One beacon of hope I found, was that whether or not you agree with someone’s opinions, the fact that they are angry, triggered, and ready to fight, means they care. I know it seems crazy to think that someone who doesn’t want queer parents to adopt, or who wants all abortion to be legal, cares. 

In the eyes of some, when a person inflicts suffering because of their seemingly unreasonable beliefs, it must mean they hate the presumed victim. 

We assume this because we cannot step outside of ourselves. It’s hard when you feel so fucking right, and sometimes even when you very much are, to step down and have the conversation without getting so upset, without wanting to take out all of your frustrations about the world at large onto this other human who disagrees with you. 

But it isn’t just your frustrations about the world or this human which makes you incapable of communicating, it is also your frustrations about yourself, your powerlessness, and your inability to feel heard? We want so badly to be heard, but we don’t make the effort to figure out how, and more often than not we are silenced.

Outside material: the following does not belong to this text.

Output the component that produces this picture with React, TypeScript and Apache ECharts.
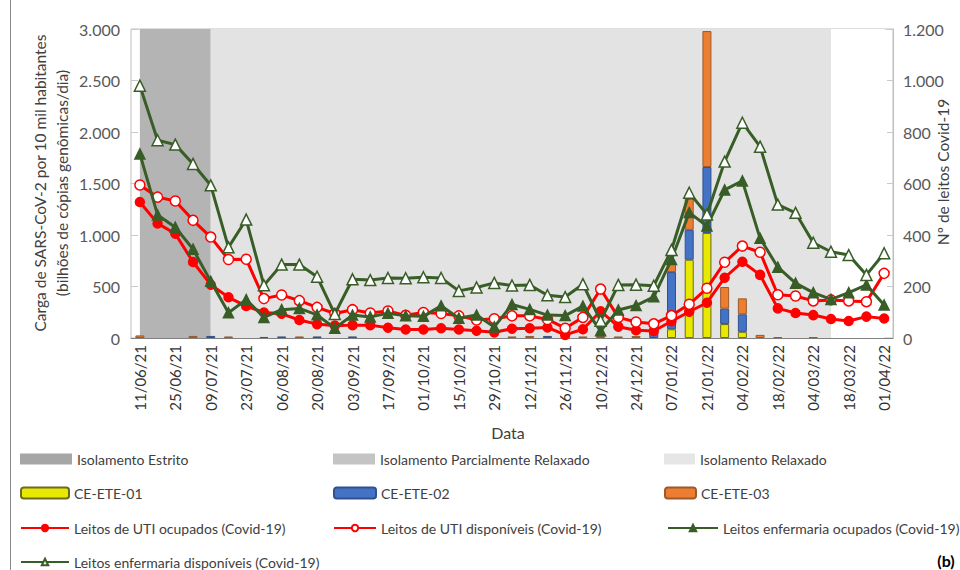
import React, { useEffect, useRef } from 'react';
import * as echarts from 'echarts';

const dates = ['11/06/21','18/06/21','25/06/21','02/07/21','09/07/21','16/07/21','23/07/21','30/07/21','06/08/21','13/08/21','20/08/21','27/08/21','03/09/21','10/09/21','17/09/21','24/09/21','01/10/21','08/10/21','15/10/21','22/10/21','29/10/21','05/11/21','12/11/21','19/11/21','26/11/21','03/12/21','10/12/21','17/12/21','24/12/21','31/12/21','07/01/22','14/01/22','21/01/22','28/01/22','04/02/22','11/02/22','18/02/22','25/02/22','04/03/22','11/03/22','18/03/22','25/03/22','01/04/22'];

// Phase boundaries (category names)
const phaseEstrito = ['11/06/21', '09/07/21'];
const phaseParcial = ['09/07/21', '11/03/22'];
const phaseRelaxado = ['11/03/22', '01/04/22'];

// Wastewater viral load (left axis), stacked bars
const ce01 = [0,0,0,0,0,0,0,0,0,0,0,0,0,0,0,0,0,0,0,0,0,0,0,0,0,0,0,0,0,0,85,760,1020,135,60,0,0,0,0,0,0,0,0];
const ce02 = [0,0,0,0,20,0,0,10,15,0,15,0,15,0,0,0,0,0,0,0,0,0,0,20,0,0,0,0,0,60,555,290,640,150,170,0,0,0,0,0,0,0,0];
const ce03 = [25,0,0,20,0,15,0,0,0,15,0,0,0,0,0,0,0,0,0,0,0,15,20,0,0,15,20,15,20,0,80,300,1320,210,155,30,8,0,8,0,0,0,0];

// Hospital beds (right axis)
const utiOcupados = [528,445,405,295,207,158,124,99,94,70,54,48,50,50,40,33,33,38,33,28,22,36,38,41,12,34,104,44,30,27,65,102,137,234,296,245,115,97,89,74,66,83,76];
const utiDisponiveis = [594,547,532,457,392,305,306,153,167,145,119,95,110,97,105,88,99,95,86,70,75,86,86,72,38,80,190,80,62,55,87,131,193,294,357,333,168,163,144,148,144,141,251];
const enfOcupados = [715,478,430,345,220,98,149,80,110,115,90,38,89,82,96,86,84,125,77,89,43,130,111,89,87,124,28,109,126,160,305,487,435,575,610,387,275,213,176,150,176,206,128];
const enfDisponiveis = [980,768,751,676,593,352,460,205,285,285,238,93,228,225,233,232,236,233,183,196,214,204,206,166,159,209,67,206,207,203,342,564,480,685,836,743,518,486,370,335,322,245,329];

const leftTicks = { min: 0, max: 3000, interval: 500 };
const rightTicks = { min: 0, max: 1200, interval: 200 };

const FONT = "Lato, 'Liberation Sans', sans-serif";
const fmt = (v: number) => String(v).replace(/\B(?=(\d{3})+(?!\d))/g, '.');
const nz = (a: number[]) => a.map((v) => (v === 0 ? '-' : v));

const RED = '#ff0000';
const GREEN = '#385d27';

export default function App() {
  const ref = useRef<HTMLDivElement>(null);
  useEffect(() => {
    if (!ref.current) return;
    const chart = echarts.init(ref.current, null, { renderer: 'svg' });

    const legendSpec: any[] = [
      { name: 'Isolamento Estrito', left: 20, top: 452, w: 52, h: 11, icon: 'rect', color: '#a6a6a6' },
      { name: 'Isolamento Parcialmente Relaxado', left: 333, top: 452, w: 42, h: 11, icon: 'rect', color: '#c4c4c4' },
      { name: 'Isolamento Relaxado', left: 664, top: 452, w: 31, h: 11, icon: 'rect', color: '#e6e6e6' },
      { name: 'CE-ETE-01', left: 20, top: 486, w: 48, h: 11 },
      { name: 'CE-ETE-02', left: 333, top: 486, w: 42, h: 11 },
      { name: 'CE-ETE-03', left: 664, top: 486, w: 31, h: 11 },
      { name: 'Leitos de UTI ocupados (Covid-19)', left: 20, top: 521, w: 48, h: 8 },
      { name: 'Leitos de UTI disponíveis (Covid-19)', left: 333, top: 521, w: 42, h: 8 },
      { name: 'Leitos enfermaria ocupados (Covid-19)', left: 667, top: 521, w: 50, h: 8 },
      { name: 'Leitos enfermaria disponíveis (Covid-19)', left: 20, top: 555, w: 48, h: 8 },
    ];

    const legends = legendSpec.map((s) => ({
      left: s.left,
      top: s.top,
      itemWidth: s.w,
      itemHeight: s.h,
      padding: 0,
      selectedMode: false,
      textStyle: { fontFamily: FONT, fontSize: 14, color: '#404040' },
      data: [s.icon ? { name: s.name, icon: s.icon, itemStyle: { color: s.color, borderWidth: 0 } } : { name: s.name }],
    }));

    const phase = (name: string, range: string[], legendColor: string, areaColor: string) => ({
      type: 'line',
      name,
      data: [],
      color: legendColor,
      silent: true,
      z: 0,
      markArea: {
        silent: true,
        itemStyle: { color: areaColor },
        data: [[{ xAxis: range[0] }, { xAxis: range[1] }]],
      },
    });

    const bar = (name: string, data: number[], color: string, border: string) => ({
      type: 'bar',
      name,
      data: nz(data),
      stack: 'ce',
      yAxisIndex: 0,
      barWidth: 9,
      itemStyle: { color, borderColor: border, borderWidth: 1 },
      z: 3,
    });

    const line = (name: string, data: number[], color: string, symbol: string, filled: boolean, size: number, z: number) => ({
      type: 'line',
      name,
      data,
      yAxisIndex: 1,
      symbol,
      symbolSize: size,
      showSymbol: true,
      lineStyle: { color, width: 3 },
      itemStyle: { color: filled ? color : '#ffffff', borderColor: color, borderWidth: 1.5 },
      z,
    });

    chart.setOption({
      animation: false,
      backgroundColor: '#ffffff',
      grid: { left: 131, right: 67, top: 29, bottom: 232, show: true, borderColor: '#bfbfbf', borderWidth: 1 },
      legend: legends,
      xAxis: {
        type: 'category',
        data: dates,
        boundaryGap: true,
        axisLine: { lineStyle: { color: '#808080', width: 1 } },
        axisTick: { alignWithLabel: true, interval: 0, length: 5, lineStyle: { color: '#808080' } },
        axisLabel: { interval: 1, rotate: 90, fontSize: 15, color: '#333333', margin: 7, fontFamily: FONT },
        splitLine: { show: false },
      },
      yAxis: [
        {
          type: 'value',
          ...leftTicks,
          axisLine: { show: false },
          axisTick: { show: false },
          axisLabel: { fontSize: 16, color: '#595959', margin: 11, fontFamily: FONT, formatter: fmt },
          splitLine: { show: true, lineStyle: { color: '#c9c9c9', type: [7, 5], width: 1 } },
        },
        {
          type: 'value',
          position: 'right',
          ...rightTicks,
          axisLine: { show: true, lineStyle: { color: '#bfbfbf' } },
          axisTick: { show: false },
          axisLabel: { fontSize: 16, color: '#595959', margin: 10, fontFamily: FONT, formatter: fmt },
          splitLine: { show: false },
        },
      ],
      graphic: [
        { type: 'line', shape: { x1: 10.5, y1: 0, x2: 10.5, y2: 570 }, style: { stroke: '#8c8c8c', lineWidth: 1 } },
        {
          type: 'text', x: 40, y: 183, rotation: Math.PI / 2,
          style: { text: 'Carga de SARS-CoV-2 por 10 mil habitantes', fontSize: 15.5, fontFamily: FONT, fill: '#404040', textAlign: 'center', textVerticalAlign: 'middle' },
        },
        {
          type: 'text', x: 62, y: 183, rotation: Math.PI / 2,
          style: { text: '(bilhões de cópias genômicas/dia)', fontSize: 15.5, fontFamily: FONT, fill: '#404040', textAlign: 'center', textVerticalAlign: 'middle' },
        },
        {
          type: 'text', x: 943, y: 172, rotation: Math.PI / 2,
          style: { text: 'Nº de leitos Covid-19', fontSize: 15.5, fontFamily: FONT, fill: '#404040', textAlign: 'center', textVerticalAlign: 'middle' },
        },
        {
          type: 'text', x: 508, y: 432,
          style: { text: 'Data', fontSize: 16, fontFamily: FONT, fill: '#404040', textAlign: 'center', textVerticalAlign: 'middle' },
        },
        {
          type: 'text', x: 946, y: 560,
          style: { text: '(b)', fontSize: 16, fontWeight: 'bold', fontFamily: FONT, fill: '#000000', textAlign: 'center', textVerticalAlign: 'middle' },
        },
      ],
      series: [
        phase('Isolamento Estrito', phaseEstrito, '#a6a6a6', '#b4b4b4'),
        phase('Isolamento Parcialmente Relaxado', phaseParcial, '#c4c4c4', '#e3e3e3'),
        phase('Isolamento Relaxado', phaseRelaxado, '#e6e6e6', '#ffffff'),
        bar('CE-ETE-01', ce01, '#e8e800', '#6b6b1e'),
        bar('CE-ETE-02', ce02, '#4472c4', '#2f528f'),
        bar('CE-ETE-03', ce03, '#ed7d31', '#9c5a2a'),
        line('Leitos de UTI ocupados (Covid-19)', utiOcupados, RED, 'circle', true, 9, 5),
        line('Leitos de UTI disponíveis (Covid-19)', utiDisponiveis, RED, 'circle', false, 10, 6),
        line('Leitos enfermaria ocupados (Covid-19)', enfOcupados, GREEN, 'triangle', true, 10, 7),
        line('Leitos enfermaria disponíveis (Covid-19)', enfDisponiveis, GREEN, 'triangle', false, 11, 8),
      ],
    });

    return () => chart.dispose();
  }, []);

  return <div ref={ref} style={{ width: 960, height: 570, position: 'absolute', left: 0, top: 0 }} />;
}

We are so angry about being invisible, we shout so loudly, and we don’t wait for a reply. We just want to say the "truth" and walk away, leaving the other with their decision, leaving the other with no context, no feelings, no compromises, no confessions. 

We need a big shift of consciousness, and from what I can see right now, we are in the middle of a much-needed growing pain. 

People are starting to face the truth, and admitting you have a problem is the first step to recovery. 

***

Right now, I do not want to be writing this article. I want this all to go away. I want to live in peace and without fear. The intense worry I have for my child and his future accompanied by the sudden Sarah Conner urges I am having about raising him are very real and again almost comical. Sometimes I believe the only thing getting me through this, is my ability to laugh at the absurdity of our situation. That doesn’t mean I don’t take it seriously. In fact, if this year has given me any gift, it was a good hard kick in the ass. 

I genuinely thought that by just having good opinions I was making a difference. I was spreading the word, and that was enough. I was naive, and I was also lying to myself. 

However, I was completely unaware of this fact at the time. 

And this, ladies and gentlemen, is why our own minds are sometimes our worst enemies.

I get involved now, I don’t wait for other people to do it for me. I join groups, I speak out, I speak to lawmakers, I open my doors to people, and I admit when I am wrong so I can learn. I have changed so much in this past year. The gloves are off. 

When that little voice in my head says,“It would take a miracle to change things, what’s the point?” Another little voice speaks, a new voice, my true voice, and it says, “Why not me?” 

I continue to fight and feel. To stay strong but to allow myself moments of grief. 

I have no other choice, for apathy will be the true death of us all.